CAPORETTO VISTA DA UN "NEMICO" FURLAN

Udine occupata dagli austroungarici

Chi vi propone l'articolo, cioè io,  non ha nessuna nostalgia per "el paròn" austriaco, allo stesso modo in cui non ama l'annessione italiana. Anche se tra le due disgrazie, la prima forse era la meno peggio.  Ma certamente è interessante leggere un pezzetto di storia, cioè lo sfondamento di Caporetto, anche dal punto di vista del "nemico". Specie se il "nemico" è in realtà un fratello friulano.

"Batae di Cjaurêt"
La storia vista da un soldato friulano dell'esercito Austro-Ungarico-
"Guido Marizza e la pagnotta."
Arriva l’ottobre del ’17 e le truppe italiane sul fronte dell’Isonzo vengono sbaragliate. Per gli Austro-Tedeschi è la battaglia di Flitsch-Tolmein (Plezzo-Tolmino), per gli Italiani è la disfatta di Caporetto.
A Caporetto (Kobarid in sloveno, Karfreit in tedesco) la popolazione slovena si precipita festante in strada a salutare i liberatori germanici. Tarcento era stata saccheggiata dai soldati italiani in ritirata ma le truppe austriache ristabiliscono l’ordine.



A Udine quasi tutti gli abitanti sono fuggiti, influenzati dalla propaganda secondo cui i Tedeschi (che il giornale “Il popolo d’Italia” descriveva come dediti al cannibalismo) avrebbero assassinato tutti indistintamente. Dappertutto scene di saccheggio, vetrine sfondate, civili uccisi, soldati italiani ubriachi fradici: il nemico in fuga ha depredato la sua stessa città, dopo che i vincoli disciplinari si sono sciolti.
Nella città abbandonata molti soldati italiani vanno saccheggiando e appiccando incendi. In tutti i villaggi la popolazione friulana saluta cordialmente i soldati germanici, fiduciosa nel fatto che la loro impressionante vittoria avrebbe presto condotto alla pace.

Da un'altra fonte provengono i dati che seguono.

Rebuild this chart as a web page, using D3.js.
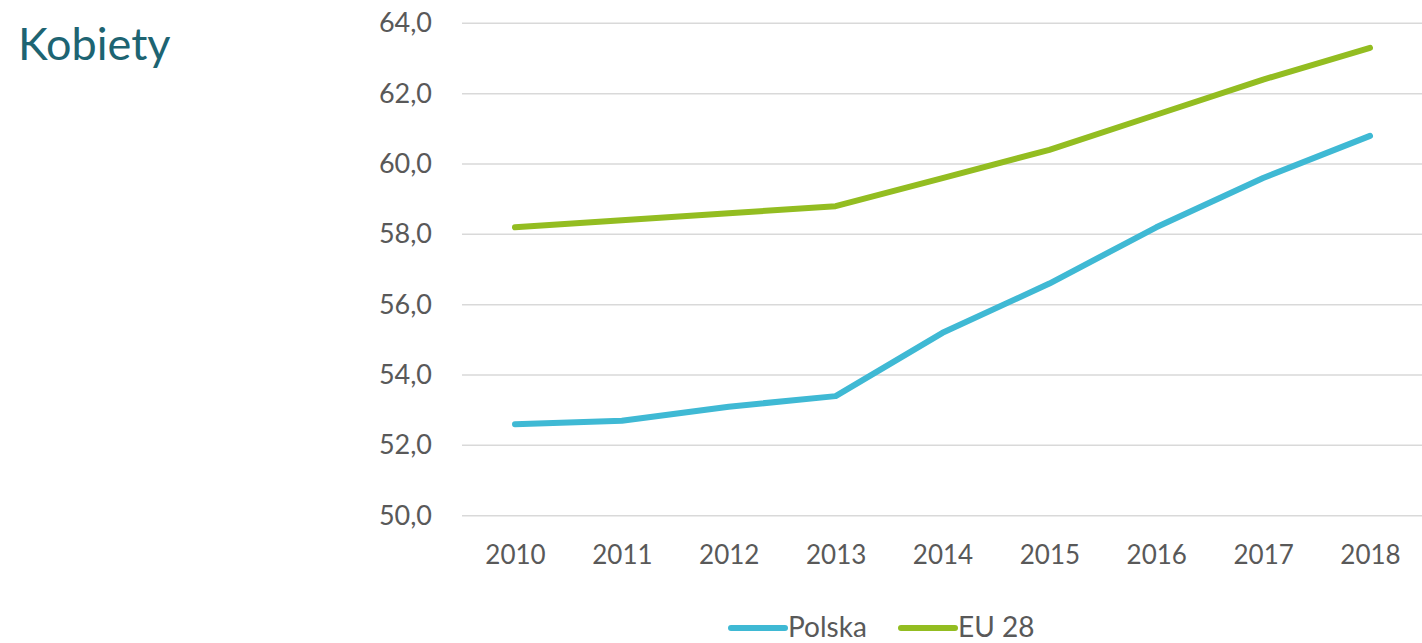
<!DOCTYPE html>
<html>
<head>
<meta charset="utf-8">
<script src="https://cdn.jsdelivr.net/npm/d3@7"></script>
<style>
  html, body { margin: 0; padding: 0; background: #fff; }
  svg { display: block; }
  text { font-family: Lato, "Open Sans", sans-serif; }
</style>
</head>
<body>
<svg id="chart" width="1422" height="643"></svg>
<script>
const years = ["2010","2011","2012","2013","2014","2015","2016","2017","2018"];
const polska = [52.6, 52.7, 53.1, 53.4, 55.2, 56.6, 58.2, 59.6, 60.8];
const eu28 = [58.2, 58.4, 58.6, 58.8, 59.6, 60.4, 61.4, 62.4, 63.3];
const yTicks = [50, 52, 54, 56, 58, 60, 62, 64];
const seriesNames = ["Polska", "EU 28"];
const seriesColors = ["#3FB9D4", "#93BD21"];

const svg = d3.select("#chart");
const W = 1422, H = 643;

const x = d3.scalePoint().domain(years).range([515, 1370]);
const y = d3.scaleLinear().domain([50, 64]).range([515.7, 23.3]);

// title
svg.append("text")
  .attr("x", 18).attr("y", 60)
  .attr("fill", "#1D6472")
  .attr("font-size", 45)
  .text("Kobiety");

// gridlines
svg.append("g").selectAll("line").data(yTicks).join("line")
  .attr("x1", 462).attr("x2", W)
  .attr("y1", d => y(d)).attr("y2", d => y(d))
  .attr("stroke", "#D9D9D9").attr("stroke-width", 1.5);

// y axis labels
const yAxis = d3.axisLeft(y).tickValues(yTicks)
  .tickFormat(d => d3.format(".1f")(d).replace(".", ","))
  .tickSize(0).tickPadding(30);
const gy = svg.append("g").attr("transform", "translate(462,0)").call(yAxis);
gy.select(".domain").remove();
gy.selectAll("text").attr("font-size", 27).attr("fill", "#595959")
  .style("font-family", "Lato, 'Open Sans', sans-serif");

// x axis labels
const xAxis = d3.axisBottom(x).tickSize(0).tickPadding(30);
const gx = svg.append("g").attr("transform", "translate(0,515.7)").call(xAxis);
gx.select(".domain").remove();
gx.selectAll("text").attr("font-size", 26).attr("fill", "#595959")
  .style("font-family", "Lato, 'Open Sans', sans-serif");

// lines
const line = d3.line().x((d, i) => x(years[i])).y(d => y(d));
[polska, eu28].forEach((s, k) => {
  svg.append("path").datum(s)
    .attr("d", line)
    .attr("fill", "none")
    .attr("stroke", seriesColors[k])
    .attr("stroke-width", 6)
    .attr("stroke-linecap", "round")
    .attr("stroke-linejoin", "round");
});

// legend
const legendX = [731, 901];
seriesNames.forEach((n, k) => {
  const g = svg.append("g").attr("transform", `translate(${legendX[k]},628)`);
  g.append("line").attr("x1", 0).attr("x2", 54).attr("y1", 0).attr("y2", 0)
    .attr("stroke", seriesColors[k]).attr("stroke-width", 6).attr("stroke-linecap", "round");
  g.append("text").attr("x", 57).attr("y", 9)
    .attr("font-size", 28).attr("fill", "#595959").text(n);
});
</script>
</body>
</html>
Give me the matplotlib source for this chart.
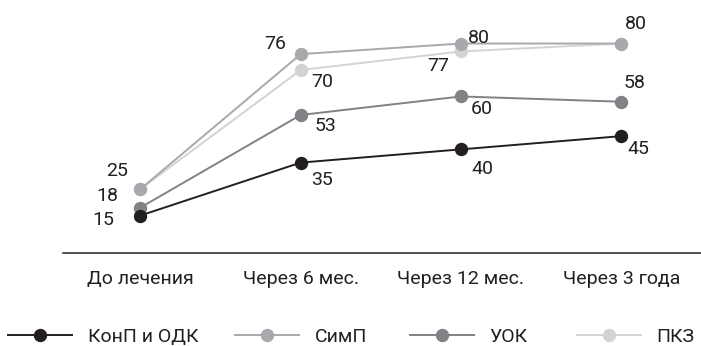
import matplotlib.pyplot as plt

plt.rcParams['font.family'] = ['Roboto', 'DejaVu Sans']

periods = ["До лечения", "Через 6 мес.", "Через 12 мес.", "Через 3 года"]

konp_odk = [15, 35, 40, 45]
simp = [25, 76, 80, 80]
uok = [18, 53, 60, 58]
pkz = [25, 70, 77, 80]

series_names = ["КонП и ОДК", "СимП", "УОК", "ПКЗ"]
series_values = [konp_odk, simp, uok, pkz]
colors = ["#231f20", "#a7a9ac", "#808285", "#d1d3d4"]
zorders = [5, 4, 3, 2]

# смещения подписей значений в пикселях (x вправо, y вниз); None - без подписи
label_offsets = [
    [(-37, 4), (21, 17), (21, 20), (17, 13)],
    [(-23, -18), (-25, -10), (18, -6), (15, -20)],
    [(-33, -12), (25, 11), (21, 13), (13, -19)],
    [None, (22, 12), (-23, 15), None],
]
# левый край каждого элемента легенды, px
legend_x = [8, 235, 410, 577]

W, H = 701, 346
fig = plt.figure(figsize=(W / 100, H / 100), dpi=100)
ax = fig.add_axes([63 / W, 1 - 253 / H, 1 - 63 / W, 253 / H])

x = range(len(periods))
lines = []
for name, vals, col, z, offs in zip(series_names, series_values, colors, zorders, label_offsets):
    ln, = ax.plot(x, vals, color=col, lw=1.4, marker='o', markersize=8.6,
                  label=name, zorder=z, clip_on=False)
    lines.append(ln)
    for xi, v, off in zip(x, vals, offs):
        if off is None:
            continue
        ax.annotate(str(v), (xi, v), xytext=(off[0] * 0.72, -off[1] * 0.72),
                    textcoords='offset points', ha='center', va='center',
                    fontsize=14, color='#231f20', zorder=10)

ax.set_xlim(-0.483, 3.497)
ax.set_ylim(0.83, 96.45)
ax.set_xticks(list(x))
ax.set_xticklabels(periods, fontsize=14, color='#231f20')
ax.tick_params(axis='x', length=0, pad=12)
ax.set_yticks([])
for side in ['top', 'right', 'left']:
    ax.spines[side].set_visible(False)
ax.spines['bottom'].set_color('#231f20')
ax.spines['bottom'].set_linewidth(1.1)

# легенда: каждый элемент ставится отдельно
for ln, name, lx in zip(lines, series_names, legend_x):
    fig.legend(handles=[ln], labels=[name], loc='center left',
               bbox_to_anchor=(lx / W, 1 - 337 / H), frameon=False,
               fontsize=14, handlelength=3.3, handletextpad=0.8,
               borderpad=0, borderaxespad=0, labelcolor='#231f20')

fig.savefig("out.png", dpi=100)
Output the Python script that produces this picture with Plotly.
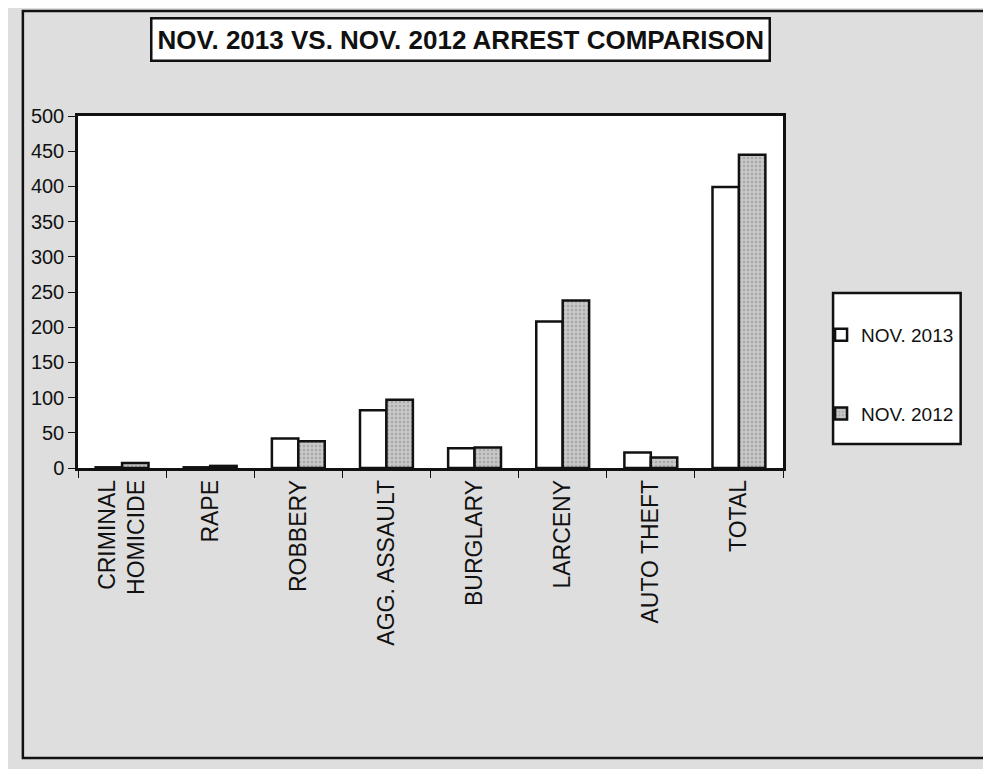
import plotly.graph_objects as go

# ── Data ────────────────────────────────────────────────────────────────
categories = ["CRIMINAL<br>HOMICIDE", "RAPE", "ROBBERY", "AGG. ASSAULT",
              "BURGLARY", "LARCENY", "AUTO THEFT", "TOTAL"]
nov_2013 = [1, 1, 42, 82, 28, 208, 22, 399]
nov_2012 = [7, 3, 38, 97, 29, 238, 15, 445]
y_ticks = list(range(0, 501, 50))

# ── Style ───────────────────────────────────────────────────────────────
FONT = "Liberation Sans, Arial, sans-serif"
PAPER = "#dedede"
INK = "#111111"

fig = go.Figure()
fig.add_trace(go.Bar(
    x=categories, y=nov_2013, name="NOV. 2013",
    marker=dict(color="white", line=dict(color=INK, width=2.5)),
    legendgroup="a",
))
fig.add_trace(go.Bar(
    x=categories, y=nov_2012, name="NOV. 2012",
    marker=dict(color="#c8c8c8", line=dict(color=INK, width=2.5),
                pattern=dict(shape=".", fgcolor="#888888", size=4, solidity=0.3)),
    legendgroup="b",
))

axis_common = dict(showline=True, linecolor=INK, linewidth=2.5, mirror=True,
                   showgrid=False, zeroline=False)

fig.update_layout(
    width=991, height=769,
    paper_bgcolor=PAPER, plot_bgcolor="white",
    font=dict(family=FONT, color=INK, size=15),
    margin=dict(l=70, r=216, t=108, b=309),
    barmode="group", bargap=0.4, bargroupgap=0,
    xaxis=dict(**axis_common, tickangle=-90, ticks="outside",
               tickson="boundaries", ticklen=7, tickcolor=INK,
               tickfont=dict(size=23)),
    yaxis=dict(**axis_common, range=[0, 500], tickvals=y_ticks,
               ticks="outside", ticklen=7, tickcolor=INK,
               tickfont=dict(size=20)),
    legend=dict(x=1.054, y=0.432, xanchor="left", yanchor="top",
                bgcolor="rgba(0,0,0,0)", borderwidth=0,
                tracegroupgap=51, font=dict(size=19)),
    showlegend=True,
)

# outer page frame
fig.add_shape(type="rect", xref="paper", yref="paper",
              x0=-0.0782, x1=1.35, y0=-0.824, y1=1.298,
              line=dict(color=INK, width=2.5), layer="below")
# legend box
fig.add_shape(type="rect", xref="paper", yref="paper",
              x0=1.071, x1=1.252, y0=0.068, y1=0.497,
              line=dict(color=INK, width=2.5), fillcolor="white")

# boxed title
fig.add_annotation(
    x=0.543, y=1.281, xref="paper", yref="paper",
    text="<b>NOV. 2013 VS. NOV. 2012 ARREST COMPARISON</b>",
    showarrow=False, font=dict(size=26, color=INK, family=FONT),
    bgcolor="white", bordercolor=INK, borderwidth=2.5, borderpad=5,
)

fig.write_html("out.html")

A Passons, San Marco e Mereto di Tomba i soldati vittoriosi vengono salutati e accolti assai cordialmente. Anche a Maiano la 50^ Divisione incontra tracce di saccheggi e viene accolta festosamente dalla popolazione. A San Daniele, come in molte altre località, i civili scendono in strada con ceste di burro e marmellata, cioccolata, uva e altri viveri per i soldati austro-tedeschi.
A Gemona i saccheggi da parte di soldati italiani sbandati raggiungono una tale gravità che il sindaco deve chiedere protezione alla divisione Jaeger dai suoi stessi connazionali. Anche a Cimolais e Claut gli italiani hanno saccheggiato tutto.
Di chi è la responsabilità di tutto ciò? Secondo il generale Cadorna è di alcuni “reparti della II Armata, vilmente arresisi o ignominiosamente passati al nemico”. La colpa, insomma, sarebbe dell’ultimo soldatino, non dei capi come il generale Pietro Badoglio, in realtà uno dei massimi responsabili della disastrosa disfatta, che dopo la guerra, grazie ai suoi appoggi politici, anziché andare dritto in galera, sarà ricompensato con ogni genere di favori, onori, prebende, promozioni e decorazioni.
Carlo I visit ai kaiserjager tirolesi


Le truppe austriache, dunque, e con esse anche il soldato Guido Marizza, nell’autunno del ’17 varcano l’Isonzo, tornano a Gradisca ma non si fermano, passano anche il Torre, il Tagliamento, la Livenza e arrivano fino al Piave. E lì si fermano, perché un nemico armato si può sconfiggere, la fame no.
Quando mi raccontava la situazione di quei giorni, il nonno Guido diceva: “Se gavevimo ancora una pagnoca, rivàvimo fin a Milan!”